:: INFORMATION SHOWN

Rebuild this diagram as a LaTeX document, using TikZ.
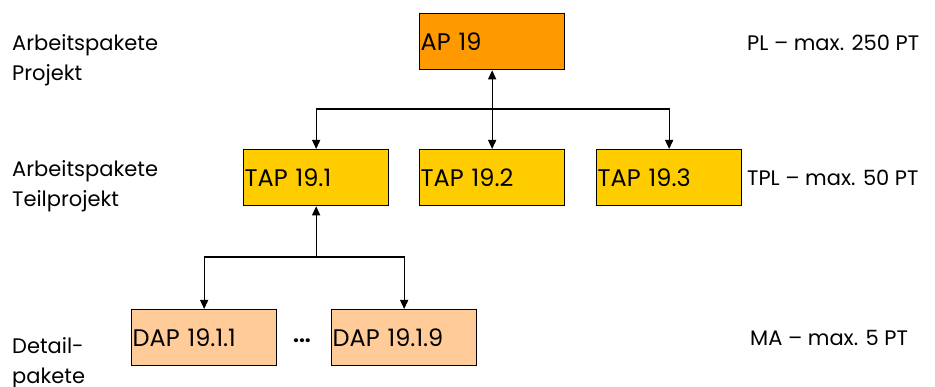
\documentclass[tikz,border=0pt]{standalone}
\usepackage{fontspec}
\setmainfont{Poppins}
\usetikzlibrary{arrows.meta}
\definecolor{apc}{HTML}{FF9900}
\definecolor{tapc}{HTML}{FFCC00}
\definecolor{dapc}{HTML}{FFCC99}
\tikzset{
  pkg/.style={draw=black, line width=1.3pt, minimum height=56pt, text width=143pt, inner xsep=1pt, inner ysep=0pt, align=left, anchor=north west, font=\fontsize{24}{28}\selectfont},
  lbl/.style={anchor=west, inner sep=0pt, align=left, font=\fontsize{21}{30}\selectfont},
  con/.style={line width=1.3pt, -{Triangle[length=9pt,width=8pt]}},
}
\begin{document}
\begin{tikzpicture}[x=1pt,y=-1pt]
\useasboundingbox (0,0) rectangle (935,387);
\node[pkg, fill=apc] (ap) at (419,13) {AP 19};
\node[pkg, fill=tapc] (tap1) at (243,149) {TAP 19.1};
\node[pkg, fill=tapc] (tap2) at (419,149) {TAP 19.2};
\node[pkg, fill=tapc] (tap3) at (596,149) {TAP 19.3};
\node[pkg, fill=dapc] (dap1) at (131,309) {DAP 19.1.1};
\node[pkg, fill=dapc] (dap9) at (331,309) {DAP 19.1.9};
\node[lbl, anchor=center, font=\bfseries\fontsize{21}{30}\selectfont] (dots) at (302,341) {...};
\coordinate (bus1) at (491,109);
\coordinate (bus2) at (315,257);
\draw[con, {Triangle[length=9pt,width=8pt]}-{Triangle[length=9pt,width=8pt]}] (ap.south) -- (tap2.north);
\draw[con] (bus1) -| (tap1.north);
\draw[con] (bus1) -| (tap3.north);
\draw[con] (tap1.south |- bus2) -- (tap1.south);
\draw[con] (tap1.south |- bus2) -| (dap1.north);
\draw[con] (tap1.south |- bus2) -| (dap9.north);
\node[lbl] (l1) at (12,60) {Arbeitspakete\\Projekt};
\node[lbl] (l2) at (12,186) {Arbeitspakete\\Teilprojekt};
\node[lbl] (l3) at (12,363) {Detail-\\pakete};
\node[lbl] (r1) at (747,43) {PL – max. 250 PT};
\node[lbl] (r2) at (747,178) {TPL – max. 50 PT};
\node[lbl] (r3) at (750,338) {MA – max. 5 PT};
\end{tikzpicture}
\end{document}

::::

AIM ▸ Write out the data precisely as given, excluding the pictures.

OUTPUT OF THE TASK ▸
Rebuild this diagram as a LaTeX document, using TikZ.
\documentclass[tikz,border=0pt]{standalone}
\usepackage{fontspec}
\setmainfont{Poppins}
\usetikzlibrary{arrows.meta}
\definecolor{apc}{HTML}{FF9900}
\definecolor{tapc}{HTML}{FFCC00}
\definecolor{dapc}{HTML}{FFCC99}
\tikzset{
  pkg/.style={draw=black, line width=1.3pt, minimum height=56pt, text width=143pt, inner xsep=1pt, inner ysep=0pt, align=left, anchor=north west, font=\fontsize{24}{28}\selectfont},
  lbl/.style={anchor=west, inner sep=0pt, align=left, font=\fontsize{21}{30}\selectfont},
  con/.style={line width=1.3pt, -{Triangle[length=9pt,width=8pt]}},
}
\begin{document}
\begin{tikzpicture}[x=1pt,y=-1pt]
\useasboundingbox (0,0) rectangle (935,387);
\node[pkg, fill=apc] (ap) at (419,13) {AP 19};
\node[pkg, fill=tapc] (tap1) at (243,149) {TAP 19.1};
\node[pkg, fill=tapc] (tap2) at (419,149) {TAP 19.2};
\node[pkg, fill=tapc] (tap3) at (596,149) {TAP 19.3};
\node[pkg, fill=dapc] (dap1) at (131,309) {DAP 19.1.1};
\node[pkg, fill=dapc] (dap9) at (331,309) {DAP 19.1.9};
\node[lbl, anchor=center, font=\bfseries\fontsize{21}{30}\selectfont] (dots) at (302,341) {...};
\coordinate (bus1) at (491,109);
\coordinate (bus2) at (315,257);
\draw[con, {Triangle[length=9pt,width=8pt]}-{Triangle[length=9pt,width=8pt]}] (ap.south) -- (tap2.north);
\draw[con] (bus1) -| (tap1.north);
\draw[con] (bus1) -| (tap3.north);
\draw[con] (tap1.south |- bus2) -- (tap1.south);
\draw[con] (tap1.south |- bus2) -| (dap1.north);
\draw[con] (tap1.south |- bus2) -| (dap9.north);
\node[lbl] (l1) at (12,60) {Arbeitspakete\\Projekt};
\node[lbl] (l2) at (12,186) {Arbeitspakete\\Teilprojekt};
\node[lbl] (l3) at (12,363) {Detail-\\pakete};
\node[lbl] (r1) at (747,43) {PL – max. 250 PT};
\node[lbl] (r2) at (747,178) {TPL – max. 50 PT};
\node[lbl] (r3) at (750,338) {MA – max. 5 PT};
\end{tikzpicture}
\end{document}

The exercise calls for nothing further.